Instruction:
Look for the string "this" in every line, and copy each line that has it.

Extracted records:
* * * * * * * * *

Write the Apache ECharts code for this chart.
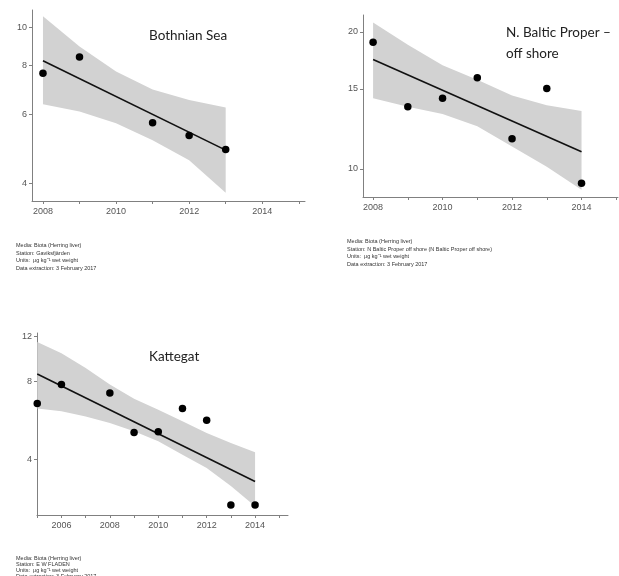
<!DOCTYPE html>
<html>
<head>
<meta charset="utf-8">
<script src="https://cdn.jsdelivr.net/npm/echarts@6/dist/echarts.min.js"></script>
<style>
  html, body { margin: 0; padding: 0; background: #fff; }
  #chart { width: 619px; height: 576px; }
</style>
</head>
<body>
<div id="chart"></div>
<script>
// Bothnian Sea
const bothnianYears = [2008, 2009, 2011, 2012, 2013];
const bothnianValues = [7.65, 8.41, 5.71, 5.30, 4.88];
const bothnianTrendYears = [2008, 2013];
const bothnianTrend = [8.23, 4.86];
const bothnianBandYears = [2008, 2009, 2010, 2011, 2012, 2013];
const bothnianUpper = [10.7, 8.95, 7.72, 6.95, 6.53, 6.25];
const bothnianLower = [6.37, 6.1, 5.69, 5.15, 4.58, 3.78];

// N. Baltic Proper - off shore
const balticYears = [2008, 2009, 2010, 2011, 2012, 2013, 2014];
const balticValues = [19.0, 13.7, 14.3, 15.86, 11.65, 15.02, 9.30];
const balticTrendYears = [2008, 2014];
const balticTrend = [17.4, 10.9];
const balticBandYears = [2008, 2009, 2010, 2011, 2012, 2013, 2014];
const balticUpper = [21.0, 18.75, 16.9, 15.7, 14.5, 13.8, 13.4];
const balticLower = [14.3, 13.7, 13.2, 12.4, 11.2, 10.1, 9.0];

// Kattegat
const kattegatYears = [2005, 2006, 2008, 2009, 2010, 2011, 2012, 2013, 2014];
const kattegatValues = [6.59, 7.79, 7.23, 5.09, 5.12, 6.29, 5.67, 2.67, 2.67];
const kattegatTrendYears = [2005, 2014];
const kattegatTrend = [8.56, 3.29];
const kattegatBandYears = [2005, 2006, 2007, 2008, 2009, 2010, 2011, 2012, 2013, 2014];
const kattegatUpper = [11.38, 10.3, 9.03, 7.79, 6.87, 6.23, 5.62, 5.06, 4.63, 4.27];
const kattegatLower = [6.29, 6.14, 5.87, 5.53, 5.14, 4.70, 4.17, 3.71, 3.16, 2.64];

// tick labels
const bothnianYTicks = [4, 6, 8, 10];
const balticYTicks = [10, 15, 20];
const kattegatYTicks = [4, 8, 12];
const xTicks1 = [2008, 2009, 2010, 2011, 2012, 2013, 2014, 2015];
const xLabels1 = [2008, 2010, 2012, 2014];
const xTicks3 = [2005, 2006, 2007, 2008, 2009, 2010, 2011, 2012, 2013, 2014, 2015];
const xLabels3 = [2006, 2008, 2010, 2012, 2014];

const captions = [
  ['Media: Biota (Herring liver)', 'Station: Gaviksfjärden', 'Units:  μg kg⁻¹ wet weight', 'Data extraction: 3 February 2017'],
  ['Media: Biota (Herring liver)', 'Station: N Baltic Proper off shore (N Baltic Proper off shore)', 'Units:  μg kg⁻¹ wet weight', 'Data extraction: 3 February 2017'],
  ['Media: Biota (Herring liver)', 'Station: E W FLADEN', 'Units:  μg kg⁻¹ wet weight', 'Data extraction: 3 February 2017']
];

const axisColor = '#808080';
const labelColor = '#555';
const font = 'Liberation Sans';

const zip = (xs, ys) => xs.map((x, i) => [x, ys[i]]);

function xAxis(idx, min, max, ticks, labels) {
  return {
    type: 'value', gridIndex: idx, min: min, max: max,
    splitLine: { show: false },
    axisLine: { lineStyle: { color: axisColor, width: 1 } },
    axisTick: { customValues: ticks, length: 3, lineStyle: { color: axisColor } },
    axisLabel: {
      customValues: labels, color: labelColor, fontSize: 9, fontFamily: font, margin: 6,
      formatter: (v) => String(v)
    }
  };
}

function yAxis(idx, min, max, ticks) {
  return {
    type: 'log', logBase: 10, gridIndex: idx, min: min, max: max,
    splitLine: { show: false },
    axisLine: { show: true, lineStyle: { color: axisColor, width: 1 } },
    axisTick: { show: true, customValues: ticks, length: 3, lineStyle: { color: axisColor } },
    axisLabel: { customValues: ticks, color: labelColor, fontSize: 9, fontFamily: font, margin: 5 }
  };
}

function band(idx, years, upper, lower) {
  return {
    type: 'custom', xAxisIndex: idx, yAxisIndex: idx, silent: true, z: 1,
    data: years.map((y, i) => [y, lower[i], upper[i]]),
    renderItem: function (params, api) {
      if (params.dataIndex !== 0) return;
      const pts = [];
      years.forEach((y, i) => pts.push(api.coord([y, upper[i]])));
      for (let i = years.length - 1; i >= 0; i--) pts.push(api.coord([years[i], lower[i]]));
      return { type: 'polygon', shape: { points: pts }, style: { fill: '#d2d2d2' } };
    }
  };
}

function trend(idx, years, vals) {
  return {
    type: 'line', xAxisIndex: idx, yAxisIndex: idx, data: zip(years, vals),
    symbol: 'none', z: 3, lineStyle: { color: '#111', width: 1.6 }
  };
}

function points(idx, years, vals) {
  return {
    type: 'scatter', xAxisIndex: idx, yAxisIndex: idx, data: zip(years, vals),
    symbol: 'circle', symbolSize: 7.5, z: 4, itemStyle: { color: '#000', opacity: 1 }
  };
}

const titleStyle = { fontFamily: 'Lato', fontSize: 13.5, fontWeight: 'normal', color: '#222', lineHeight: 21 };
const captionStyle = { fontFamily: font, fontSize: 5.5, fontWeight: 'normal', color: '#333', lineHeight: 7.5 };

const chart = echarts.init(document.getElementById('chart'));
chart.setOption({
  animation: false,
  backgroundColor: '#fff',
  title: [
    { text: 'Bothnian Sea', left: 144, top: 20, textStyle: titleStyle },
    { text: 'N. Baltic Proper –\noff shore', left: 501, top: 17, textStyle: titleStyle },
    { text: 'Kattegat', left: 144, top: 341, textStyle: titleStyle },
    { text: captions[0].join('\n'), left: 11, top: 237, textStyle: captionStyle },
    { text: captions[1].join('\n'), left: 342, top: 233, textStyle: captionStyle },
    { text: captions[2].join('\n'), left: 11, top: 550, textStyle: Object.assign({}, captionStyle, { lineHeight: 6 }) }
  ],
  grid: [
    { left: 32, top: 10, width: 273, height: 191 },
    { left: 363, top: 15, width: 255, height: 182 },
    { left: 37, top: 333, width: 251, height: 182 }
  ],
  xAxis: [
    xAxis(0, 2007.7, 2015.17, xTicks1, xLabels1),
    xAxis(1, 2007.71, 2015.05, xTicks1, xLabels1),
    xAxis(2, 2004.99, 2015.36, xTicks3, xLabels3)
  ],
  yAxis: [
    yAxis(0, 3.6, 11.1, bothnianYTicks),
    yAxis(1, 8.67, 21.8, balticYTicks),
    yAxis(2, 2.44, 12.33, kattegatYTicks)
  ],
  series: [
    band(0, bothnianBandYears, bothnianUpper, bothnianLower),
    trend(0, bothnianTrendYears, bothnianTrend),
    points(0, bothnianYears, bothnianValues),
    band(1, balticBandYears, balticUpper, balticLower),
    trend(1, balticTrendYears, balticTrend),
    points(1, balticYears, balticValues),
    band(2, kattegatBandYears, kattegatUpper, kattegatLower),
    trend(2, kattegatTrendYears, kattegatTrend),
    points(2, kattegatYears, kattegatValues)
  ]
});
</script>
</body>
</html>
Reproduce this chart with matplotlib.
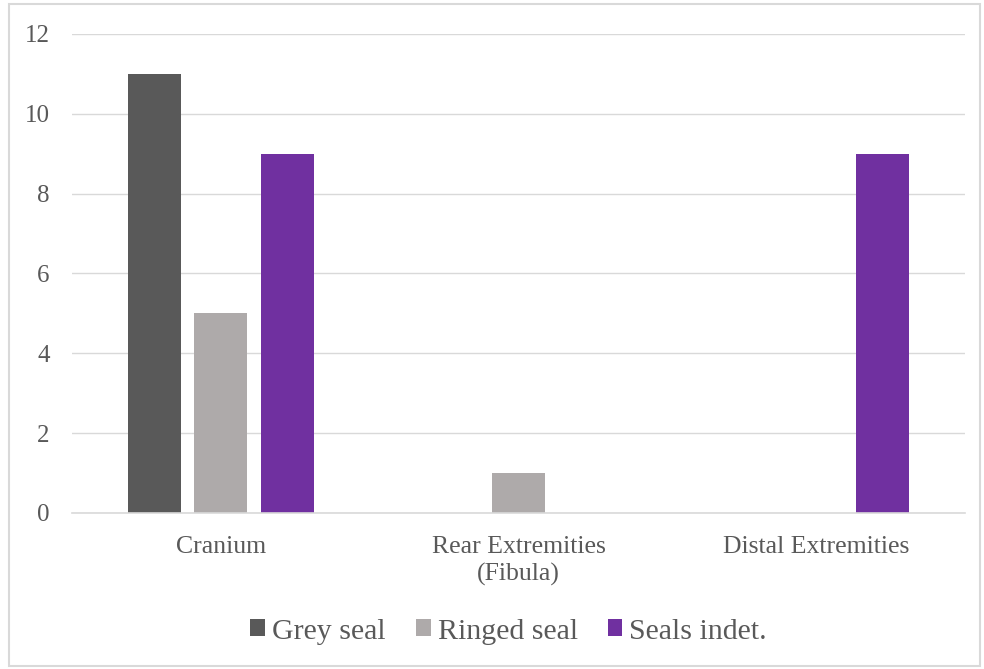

* * * * * * * * *

Finished exercise:
Write the Apache ECharts code for this chart.
Reproduce this chart with matplotlib.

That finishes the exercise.